In economic terms, what determines the level of wages is the marginal productivity of labour.  That is to say, a person will earn from his labour almost, but not quite, precisely, the value of what his labour produces, since it will pay an employer to provide the worker with such a wage, enabling the employer thereafter to achieve a profit from the marginal residue of such worker’s productivity.  Competition from employers, or potential employers, in the labour market, thus tends to cause such a marginal or natural wage to ensue. 

What distinguishes, and causes, the relatively much greater wages paid for labour in advanced economies is the much greater amount of capital available in such economies to its workers.  It is the amount of capital available which provides the tools for the job, thereby enabling the productivity or output of workers in advanced economies to far exceed those of less capitalized economies and enables them to receive such higher wages.  All else being equal, the more capital invested, the higher the wages received.

If, by whatever means, a union is able to achieve remuneration for its workers above the ‘natural wage’ then, if the employer is to remain in business, it will be necessary, assuming minimum wage and / or anti discrimination laws permit it, for the employer to balance such increase by reducing the pay of his or her non-union workers to less than their ‘natural wage’.  The American economist, Milton Friedman suggests that unions have increased the wages of about 10-15% of American employees by 10 –15% by reducing the wages of the remainder by 4%.  Union gain is thus non-union pain.
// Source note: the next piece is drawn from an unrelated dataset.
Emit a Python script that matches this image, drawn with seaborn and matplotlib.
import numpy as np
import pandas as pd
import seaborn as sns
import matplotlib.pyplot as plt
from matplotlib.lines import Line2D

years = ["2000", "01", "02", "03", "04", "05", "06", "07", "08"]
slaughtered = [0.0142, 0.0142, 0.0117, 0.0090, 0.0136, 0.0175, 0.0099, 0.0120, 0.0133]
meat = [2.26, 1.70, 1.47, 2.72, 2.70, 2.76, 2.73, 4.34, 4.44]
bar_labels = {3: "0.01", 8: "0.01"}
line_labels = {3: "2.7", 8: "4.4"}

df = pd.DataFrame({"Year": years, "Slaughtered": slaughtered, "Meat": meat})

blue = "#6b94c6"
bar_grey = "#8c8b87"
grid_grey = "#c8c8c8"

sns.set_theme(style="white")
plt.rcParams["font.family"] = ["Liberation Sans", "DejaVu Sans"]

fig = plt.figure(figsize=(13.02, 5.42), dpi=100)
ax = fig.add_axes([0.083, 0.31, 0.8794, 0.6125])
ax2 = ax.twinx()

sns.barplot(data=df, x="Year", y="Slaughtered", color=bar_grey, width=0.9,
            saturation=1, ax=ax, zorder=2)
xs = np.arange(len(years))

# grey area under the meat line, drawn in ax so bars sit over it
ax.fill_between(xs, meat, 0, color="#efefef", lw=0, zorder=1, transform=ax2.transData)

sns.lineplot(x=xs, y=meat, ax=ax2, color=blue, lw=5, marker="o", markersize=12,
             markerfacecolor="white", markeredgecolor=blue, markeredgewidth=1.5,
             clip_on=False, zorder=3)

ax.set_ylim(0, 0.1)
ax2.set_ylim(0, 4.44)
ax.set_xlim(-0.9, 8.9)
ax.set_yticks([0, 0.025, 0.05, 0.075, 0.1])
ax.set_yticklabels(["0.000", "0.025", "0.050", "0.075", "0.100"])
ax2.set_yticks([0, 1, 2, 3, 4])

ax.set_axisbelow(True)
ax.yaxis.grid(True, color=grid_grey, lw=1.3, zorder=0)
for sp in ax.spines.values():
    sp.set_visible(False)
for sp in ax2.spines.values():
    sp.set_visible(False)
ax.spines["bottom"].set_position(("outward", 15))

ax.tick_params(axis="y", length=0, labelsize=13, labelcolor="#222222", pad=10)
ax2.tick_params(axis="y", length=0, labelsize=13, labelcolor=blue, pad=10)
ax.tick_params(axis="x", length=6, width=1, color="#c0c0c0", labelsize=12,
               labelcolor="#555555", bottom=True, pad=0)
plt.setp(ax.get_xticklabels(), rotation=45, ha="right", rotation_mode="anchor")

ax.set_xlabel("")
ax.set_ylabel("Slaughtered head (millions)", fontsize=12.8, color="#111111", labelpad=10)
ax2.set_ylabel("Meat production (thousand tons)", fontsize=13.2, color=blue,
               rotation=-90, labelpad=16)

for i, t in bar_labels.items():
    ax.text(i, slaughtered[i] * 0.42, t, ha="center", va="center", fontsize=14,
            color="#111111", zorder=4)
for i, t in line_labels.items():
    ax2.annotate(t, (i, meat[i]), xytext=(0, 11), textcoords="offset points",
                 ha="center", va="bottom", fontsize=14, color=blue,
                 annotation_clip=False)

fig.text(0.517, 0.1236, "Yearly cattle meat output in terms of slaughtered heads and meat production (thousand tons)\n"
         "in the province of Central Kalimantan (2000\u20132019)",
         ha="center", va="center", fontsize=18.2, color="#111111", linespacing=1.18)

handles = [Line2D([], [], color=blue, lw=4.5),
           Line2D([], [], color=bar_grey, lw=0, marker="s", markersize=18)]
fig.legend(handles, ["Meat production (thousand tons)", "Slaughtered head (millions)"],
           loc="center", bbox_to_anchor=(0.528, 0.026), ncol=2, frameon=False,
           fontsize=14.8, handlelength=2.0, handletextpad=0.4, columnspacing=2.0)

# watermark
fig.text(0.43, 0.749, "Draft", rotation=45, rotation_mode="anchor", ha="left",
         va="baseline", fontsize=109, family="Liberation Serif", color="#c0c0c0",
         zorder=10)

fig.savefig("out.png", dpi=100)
Alternatively the employer can reduce the size of his labour bill by dismissing the less productive of his or her workers until the productivity of the marginal worker again equals the ‘natural wage’. If the employer is able instead to increase his or her prices thereby to maintain profit margin then all else being equal, consumers will have less money to spend with other producers, who will in turn reduce the number of their workers.  In either event, the result for the economy as a whole is increased unemployment.

Economically it is not feasible for the increase in wages above the ‘natural wage’ to come long-term from the employer’s profit.  Normally, the profit margin represents only a very small proportion of income; the vast bulk is wages.  Competition from other, or would-be entrepreneurs ensures that profit margins tend towards the minimum level needed to cause an employer to enter or remain in business.  Reducing the profit margin to pay above market wages will tend to drive them out of business. 

In any event, it is from the profit margin that the employer will obtain the capital needed, as indicated above, to increase or at least maintain the existing wage level.  Reduced profit means less capitalization.   Decapitalization results in reduced productivity and reduced wages for all.

It is sometimes alleged that unions, by causing wages to rise above market rates, cause inflation.  This is a myth; all else being equal, increased wages for some merely means less wages or unemployment for others.  It does not of itself cause inflation.  However what tends to follow is that having thereby created unemployment, unions insist on generous unemployment benefits being provided by the state.  In order to do this the state, rather than increasing taxes, creates money.  It is the state’s creation of money, rather than above market wages that causes inflation.

Causing above market local wage rates leads unions to support protectionism in order to prevent overseas competition.  Unions have also sought to prevent local employers from operating overseas, unless they provide overseas employees with the same or similar wages or conditions as they are required to pay at home.  Ostensibly this is to be fair to overseas workers.  Such purported justification, essentially unwelcome to overseas workers, who are thereby deprived of much desired work, is manifestly specious.  Rather it constitutes a sophisticated form of union protectionism.

Whilst the above criticisms are significant, it is not to suggest that unions do not have a proper or desirable economic role to play in providing representation, training or support for their members.